Hess and one of the other actresses-for-a-day, Rose LeBlanc O’Rear (Girl No. 3), both objected to the film’s depiction of the Morganza community. After he participated in café scene, Hess refused to participate in additional filming. “When I realized what type of movie it was, I dropped out,” he said.
O’Rear was appalled when she saw “Easy Rider’ the following year. “When the movie came out, we were expecting our community to look good,” she said. “But it ended up that we look a bunch of rednecks, prejudiced people.” Nonetheless, O’Rear and Hess found reasons to attend the “Easy Rider” 50th anniversary festival. They both support the revitalization of the once-thriving village.
“They put a lot of work into getting this thing going like it is,” Hess said of the festival. “For the number of people that came, you can’t help but appreciate it.”
“They do need help restoring Morganza High School and parts of the town,” O’Rear said. “The movie was filmed here and it’s good that we can make some money off of that. And it’s a good thing because now people do know that we’re nice people. Behind the scenes, that’s the way it always was.”
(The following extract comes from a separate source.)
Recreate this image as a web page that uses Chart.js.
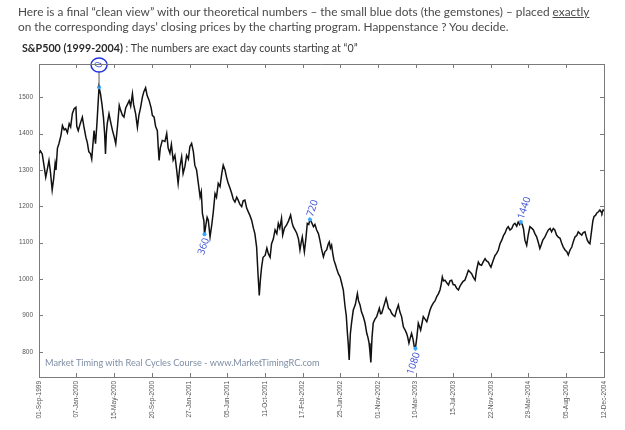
<!DOCTYPE html>
<html>
<head>
<meta charset="utf-8">
<script src="https://cdn.jsdelivr.net/npm/chart.js@4"></script>
<style>
  body { margin: 0; background: #fff; }
  #wrap { position: relative; width: 625px; height: 430px; overflow: hidden; }
  #chart { position: absolute; left: 0; top: 0; }
  .txt { position: absolute; font-family: Lato, "Open Sans", sans-serif; color: #4a4a4a; white-space: nowrap; }
  #l1 { left: 18px; top: 4px; font-size: 11.85px; }
  #l2 { left: 18px; top: 19px; font-size: 11.85px; }
  #l3 { left: 22px; top: 41px; font-size: 10.7px; color: #3a3a3a; }
  #l3 b { color: #2a2a2a; }
  #mark { left: 45px; top: 357px; font-size: 9.2px; color: #7f8ea5; }
</style>
</head>
<body>
<div id="wrap">
  <canvas id="chart" width="625" height="430"></canvas>
  <div class="txt" id="l1">Here is a final “clean view” with our theoretical numbers – the small blue dots (the gemstones) – placed <u>exactly</u></div>
  <div class="txt" id="l2">on the corresponding days’ closing prices by the charting program. Happenstance ? You decide.</div>
  <div class="txt" id="l3"><b>S&amp;P500 (1999-2004)</b> : The numbers are exact day counts starting at “0”</div>
  <div class="txt" id="mark">Market Timing with Real Cycles Course - www.MarketTimingRC.com</div>
</div>
<script>
// calendar days counted from 01-Sep-1999, and the closes
const days = [0, 5, 11, 16, 23, 28, 34, 39, 45, 50, 55, 58, 63, 68, 75, 80, 86, 91, 97, 103,
  108, 114, 120, 126, 129, 134, 140, 148, 153, 160, 165, 170, 176, 180, 183, 188, 193, 198, 203, 205,
  210, 215, 220, 224, 227, 230, 233, 239, 245, 251, 257, 262, 268, 274, 279, 285, 290, 296, 302, 308,
  313, 319, 323, 330, 336, 341, 347, 353, 358, 364, 369, 376, 383, 387, 393, 398, 404, 407, 410, 414,
  421, 430, 436, 441, 447, 452, 458, 464, 470, 475, 481, 487, 492, 498, 504, 510, 515, 521, 527, 532,
  538, 544, 550, 554, 558, 563, 565, 570, 574, 578, 584, 590, 595, 601, 606, 612, 618, 624, 629, 635,
  640, 646, 652, 658, 663, 669, 675, 680, 686, 692, 697, 703, 709, 715, 720, 726, 732, 737, 743, 748,
  752, 756, 760, 765, 772, 778, 783, 789, 794, 800, 806, 812, 817, 822, 828, 832, 838, 845, 852, 859,
  864, 868, 874, 880, 886, 891, 895, 899, 906, 911, 916, 921, 925, 931, 937, 942, 948, 954, 959, 964,
  971, 976, 982, 987, 991, 995, 999, 1003, 1007, 1012, 1016, 1022, 1028, 1033, 1039, 1045, 1049, 1053, 1056, 1059,
  1063, 1067, 1073, 1080, 1087, 1091, 1096, 1101, 1107, 1113, 1119, 1123, 1127, 1130, 1133, 1137, 1141, 1147, 1153, 1158,
  1162, 1166, 1170, 1177, 1185, 1189, 1193, 1199, 1204, 1210, 1215, 1221, 1227, 1232, 1238, 1244, 1250, 1255, 1259, 1263,
  1268, 1272, 1277, 1281, 1285, 1290, 1295, 1299, 1303, 1308, 1312, 1318, 1324, 1330, 1335, 1340, 1346, 1352, 1358, 1364,
  1369, 1373, 1377, 1381, 1386, 1392, 1398, 1403, 1409, 1414, 1420, 1426, 1432, 1437, 1443, 1448, 1454, 1460, 1466, 1471,
  1477, 1483, 1489, 1494, 1500, 1505, 1511, 1517, 1523, 1528, 1534, 1538, 1543, 1550, 1557, 1562, 1568, 1574, 1580, 1586,
  1591, 1597, 1602, 1608, 1614, 1620, 1625, 1631, 1636, 1641, 1645, 1650, 1654, 1659, 1665, 1670, 1676, 1682, 1688, 1693,
  1699, 1705, 1710, 1715, 1720, 1727, 1733, 1739, 1745, 1750, 1756, 1761, 1767, 1773, 1779, 1784, 1790, 1796, 1802, 1807,
  1813, 1819, 1825, 1830, 1836, 1841, 1847, 1853, 1858, 1864, 1868, 1872, 1877, 1881, 1887, 1891, 1895, 1900, 1904, 1910,
  1915, 1919, 1922, 1926, 1929];
const closes = [1345, 1352, 1344, 1318, 1280, 1300, 1326, 1295, 1245, 1275, 1317, 1300, 1360, 1372, 1395, 1422, 1410, 1413, 1402, 1427,
  1418, 1455, 1468, 1472, 1420, 1408, 1425, 1445, 1420, 1390, 1375, 1350, 1344, 1330, 1360, 1408, 1372, 1430, 1500, 1527,
  1509, 1480, 1445, 1400, 1344, 1400, 1427, 1454, 1430, 1408, 1390, 1372, 1420, 1477, 1463, 1450, 1445, 1470, 1480, 1490,
  1475, 1509, 1480, 1454, 1417, 1450, 1472, 1500, 1515, 1526, 1505, 1491, 1470, 1450, 1445, 1420, 1408, 1364, 1326, 1360,
  1381, 1378, 1400, 1360, 1346, 1370, 1327, 1340, 1300, 1263, 1310, 1336, 1290, 1309, 1340, 1330, 1364, 1373, 1350, 1313,
  1300, 1263, 1226, 1240, 1180, 1160, 1123, 1150, 1170, 1162, 1116, 1150, 1184, 1235, 1225, 1263, 1254, 1290, 1313, 1300,
  1281, 1263, 1250, 1235, 1220, 1212, 1225, 1217, 1205, 1199, 1215, 1217, 1195, 1184, 1175, 1162, 1140, 1125, 1088, 1010,
  955, 1000, 1033, 1060, 1065, 1085, 1070, 1060, 1097, 1110, 1135, 1125, 1153, 1140, 1167, 1121, 1140, 1148, 1160, 1176,
  1155, 1144, 1135, 1126, 1110, 1080, 1100, 1116, 1075, 1110, 1153, 1150, 1164, 1155, 1144, 1150, 1135, 1125, 1107, 1085,
  1061, 1075, 1080, 1095, 1102, 1085, 1093, 1070, 1052, 1040, 1029, 1015, 1006, 990, 970, 924, 900, 851, 820, 778,
  850, 879, 915, 930, 960, 940, 929, 910, 897, 880, 851, 840, 824, 800, 771, 840, 879, 890, 897, 910,
  920, 905, 906, 925, 947, 935, 920, 915, 906, 900, 897, 915, 929, 910, 897, 869, 860, 851, 840, 824,
  840, 851, 835, 815, 809, 840, 879, 870, 860, 880, 897, 890, 883, 900, 915, 925, 934, 940, 952, 960,
  970, 985, 1006, 995, 997, 990, 984, 995, 997, 985, 984, 975, 970, 980, 988, 994, 997, 1010, 1024, 1020,
  1015, 1005, 997, 1025, 1047, 1040, 1038, 1048, 1056, 1050, 1047, 1040, 1033, 1050, 1065, 1070, 1079, 1097, 1107, 1120,
  1126, 1139, 1144, 1135, 1139, 1150, 1153, 1145, 1157, 1150, 1157, 1150, 1139, 1107, 1093, 1120, 1144, 1140, 1135, 1125,
  1116, 1100, 1084, 1095, 1107, 1115, 1126, 1135, 1139, 1130, 1139, 1135, 1121, 1115, 1112, 1100, 1088, 1080, 1075, 1066,
  1080, 1088, 1105, 1116, 1120, 1130, 1125, 1121, 1128, 1130, 1118, 1107, 1100, 1097, 1135, 1160, 1172, 1175, 1181, 1185,
  1190, 1185, 1181, 1190, 1188];

// the day counts (blue dots), counted from the March 2000 top
const countLabels = ["0", "360", "720", "1080", "1440"];
const countDays = [205, 565, 925, 1285, 1645];
const countCloses = [1527, 1123, 1164, 809, 1157];

const tickDays = [0, 128, 257, 385, 514, 643, 771, 900, 1028, 1157, 1286, 1413, 1543, 1671, 1800, 1929];
const tickLabels = ["01-Sep-1999", "07-Jan-2000", "15-May-2000", "20-Sep-2000", "27-Jan-2001", "05-Jun-2001",
  "11-Oct-2001", "17-Feb-2002", "25-Jun-2002", "01-Nov-2002", "10-Mar-2003", "15-Jul-2003", "22-Nov-2003",
  "29-Mar-2004", "05-Aug-2004", "12-Dec-2004"];
const priceTicks = [800, 900, 1000, 1100, 1200, 1300, 1400, 1500];

const axisColor = "#7a7a7a";
const blue = "#3b4fd6";

// matlab style box: ticks pointing inward on all four sides
const boxPlugin = {
  id: "box",
  afterDraw(chart) {
    const { ctx, chartArea: a, scales } = chart;
    ctx.save();
    ctx.strokeStyle = axisColor;
    ctx.lineWidth = 1;
    ctx.beginPath();
    ctx.moveTo(a.left, a.top + 0.5);
    ctx.lineTo(a.right + 0.5, a.top + 0.5);
    ctx.lineTo(a.right + 0.5, a.bottom);
    scales.x.ticks.forEach((t) => {
      const px = Math.round(scales.x.getPixelForValue(t.value)) + 0.5;
      ctx.moveTo(px, a.bottom);
      ctx.lineTo(px, a.bottom - 4);
      ctx.moveTo(px, a.top);
      ctx.lineTo(px, a.top + 4);
    });
    scales.y.ticks.forEach((t) => {
      const py = Math.round(scales.y.getPixelForValue(t.value)) + 0.5;
      ctx.moveTo(a.left, py);
      ctx.lineTo(a.left + 4, py);
      ctx.moveTo(a.right, py);
      ctx.lineTo(a.right - 4, py);
    });
    ctx.stroke();
    ctx.restore();
  },
};

// the day count numbers next to the dots
const countPlugin = {
  id: "counts",
  afterDatasetsDraw(chart) {
    const { ctx, scales, chartArea } = chart;
    ctx.save();
    ctx.fillStyle = blue;
    ctx.strokeStyle = blue;
    ctx.font = "10px 'Open Sans', sans-serif";
    ctx.textBaseline = "middle";
    countLabels.forEach((lab, i) => {
      const px = scales.x.getPixelForValue(countDays[i]);
      const py = scales.y.getPixelForValue(countCloses[i]);
      ctx.save();
      if (i === 0) {
        const cy = chartArea.top + 1;
        ctx.strokeStyle = "#333";
        ctx.lineWidth = 0.8;
        ctx.beginPath();
        ctx.moveTo(px, py);
        ctx.lineTo(px, cy + 7);
        ctx.stroke();
        ctx.strokeStyle = "#2233dd";
        ctx.lineWidth = 1.5;
        ctx.beginPath();
        ctx.ellipse(px, cy, 8, 7, 0, 0, Math.PI * 2);
        ctx.stroke();
        ctx.translate(px, cy);
        ctx.rotate(-1.25);
        ctx.textAlign = "center";
        ctx.fillText(lab, 0, 0);
      } else if (i % 2 === 1) {
        ctx.translate(px + 2, py + 4);
        ctx.rotate(-1.25);
        ctx.textAlign = "right";
        ctx.fillText(lab, 0, 0);
      } else {
        ctx.translate(px, py - 3);
        ctx.rotate(-1.25);
        ctx.textAlign = "left";
        ctx.fillText(lab, 0, 0);
      }
      ctx.restore();
    });
    ctx.restore();
  },
};

const ctx = document.getElementById("chart").getContext("2d");
new Chart(ctx, {
  type: "line",
  data: {
    datasets: [
      {
        label: "S&P500",
        data: days.map((d, i) => ({ x: d, y: closes[i] })),
        borderColor: "#111",
        borderWidth: 1.5,
        pointRadius: 0,
        tension: 0,
        order: 2,
      },
      {
        label: "day counts",
        data: countDays.map((d, i) => ({ x: d, y: countCloses[i] })),
        showLine: false,
        pointRadius: 2,
        pointBorderWidth: 0,
        pointBackgroundColor: "#3aa6ff",
        order: 1,
      },
    ],
  },
  options: {
    responsive: false,
    animation: false,
    layout: { padding: { top: 64, right: 21, left: 0, bottom: 0 } },
    plugins: { legend: { display: false }, tooltip: { enabled: false } },
    scales: {
      x: {
        type: "linear",
        min: 0,
        max: 1929,
        afterBuildTicks: (scale) => {
          scale.ticks = tickDays.map((v) => ({ value: v }));
        },
        afterFit: (scale) => {
          scale.height = 53;
        },
        grid: { display: false, drawTicks: false },
        border: { color: axisColor },
        ticks: {
          autoSkip: false,
          minRotation: 90,
          maxRotation: 90,
          padding: 4,
          color: "#555",
          font: { family: "'Liberation Sans', sans-serif", size: 6.5 },
          callback: (v) => tickLabels[tickDays.indexOf(v)],
        },
      },
      y: {
        min: 731,
        max: 1591,
        afterBuildTicks: (scale) => {
          scale.ticks = priceTicks.map((v) => ({ value: v }));
        },
        afterFit: (scale) => {
          scale.width = 39;
        },
        grid: { display: false, drawTicks: false },
        border: { color: axisColor },
        ticks: {
          padding: 6,
          color: "#555",
          font: { family: "'Liberation Sans', sans-serif", size: 6.5 },
          callback: (v) => String(v),
        },
      },
    },
  },
  plugins: [boxPlugin, countPlugin],
});
</script>
</body>
</html>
“The people in Morganza always thought that they were put in a bad light,” Leonard said. “But that was not Peter’s and Dennis’ intention. They were telling a story. They had the greatest respect for the people of Morganza. Hayward Robillard (Cat Man in the café scene) and Arnold Hess Jr., the girls and everybody, they weren’t actors, but, hey, they pulled off an unbelievable performance. You would have thought they were seasoned actors, instead of just people from Morganza.”